Ce qui est salutaire c'est que vous disiez une fois terminée la réfection de vos salles de projection, vous privilégierez la projection des films africains, pouvez-vous le confirmer ?

Complètement et cela depuis 2004 je le prêche.

Cela tombera dans les bonnes oreilles des membres (et internautes) d'Africiné, car notre objectif c'est de promouvoir le film africain en général. Mais avez-vous des promesses très proches en ce moment ?

Mais avec qui ? Où faut-il aller ? Pas l'ONACIG en tout cas qui est sous perfusion d'ailleurs depuis belle lurette ! Tout l'organe cinématographique en Guinée est sous perfusion. En 2001, on avait reçu une lettre de l'ONACIG proposant la création d'une société mixte avec des opérateurs privés et l'État. De tous les opérateurs privés contactés, nous avons été les seuls (Ghazi Films) à répondre positivement à l'appel. Nous on est prêt à travailler avec l'État pour redéployer le cinéma sur nos territoires, même si on n'a pas forcément beaucoup d'argent. On a du matériel, on a des films et l'État a des salles. Si on réunit nos atouts, nous pourrons redéployer le cinéma ensemble. Nous sommes en 2007 et les projets sont toujours dans les cartons. L'État a en plus vendu toutes les salles que gérait l'ONACIG mais qui appartenaient au peuple de Guinée tout entier.
Toute activité culturelle livrée à elle-même ne rapporte pas d'argent. Le cinéma vivote et vu que l'État ne lui vient pas en aide c'est normal qu'il soit délabré, fermé, pillé. Et c'est normal qu'après ça - puisque les salles de cinéma sont transformés en grandes surfaces rapportant plus d'argent - les gens, quand ils les possèdent, les mettent en location. On a vu ça dans tout le pays. Ces salles sont devenues aujourd'hui soit des Églises ou des entrepôts de stockage ; parce que c'est le foncier qui est important plus qu'une activité à vie et sous perfusion qui ne rapporte rien du tout.

Dans combien de temps Rogbanè doit reprendre ses activités pour le bien être du public guinéen en particulier et du cinéma africain en général ?

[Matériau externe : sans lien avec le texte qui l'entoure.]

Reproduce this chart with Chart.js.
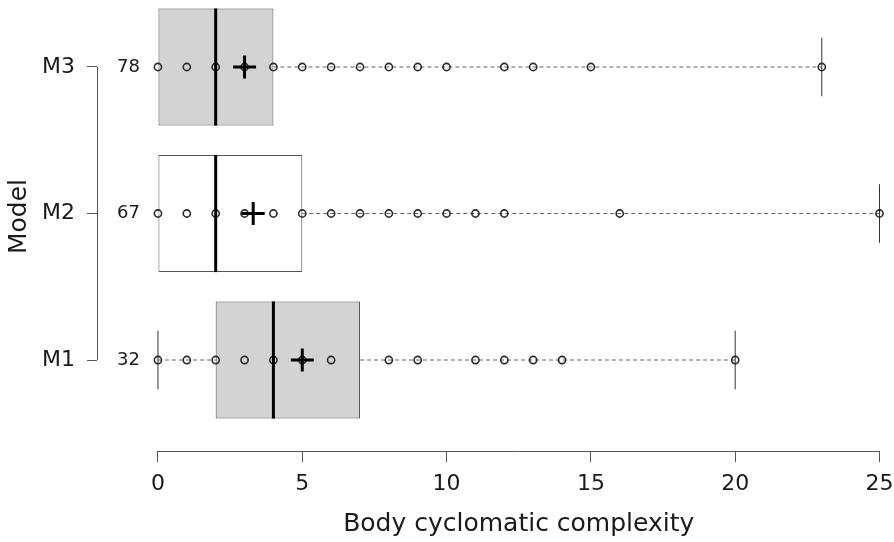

Bon, pour le moment nous manquons d'argent car c'est le moteur de tout. Nous avons du matériel : plus d'un millier de fauteuils qui sont venus sans chevilles et il faut les fixer au sol. Tout ça demande de grandes sommes. Pour installer un fauteuil, il faut quatre chevilles boulons. Une cheville coûte 4.500 FG ; donc ça fait 18.000fg par fauteuil. Puis il faut tout multiplier par mille ou huit cents, on arrive facilement de 16 à 18 millions ! Voilà normalement des problèmes qui ne devraient pas exister car le cinéma est une activité qui dure dans le temps, qui est là pour divertir les gens et illuminer leur vie. En un mot, pour finir cette salle, il me faut concrètement 50.000 000 de nos francs ! Je ne sais où prendre tout ça. En tout cas pas pour le moment, alors ça sert de bar américain : il y a de la jolie lumière et c'est vraiment Hip-hop. Donc pour le moment j'attends et dès que j'ai un bon financement je redémarre la chose.
Je vous le confie : malgré tout, le cinéma Robganè va reprendre au plus tard au mois de juin si on trouve le financement. Sinon c'est si Dieu le veut (Incha Allah).

De nos jours concrètement combien de salles de cinéma survivent ?

À part le Mimo, il y a le Matam, le Hamdallaye, le Mandingue et à l'intérieur du pays c'est seulement le cinéma Daka à Labé qui existe.
On essaie de maintenir ces salles qui survivent, dans l'espoir que dans les plus brefs délais tout sera relancé en matière de cinéma en Guinée par le concours du nouveau gouvernement de large consensus.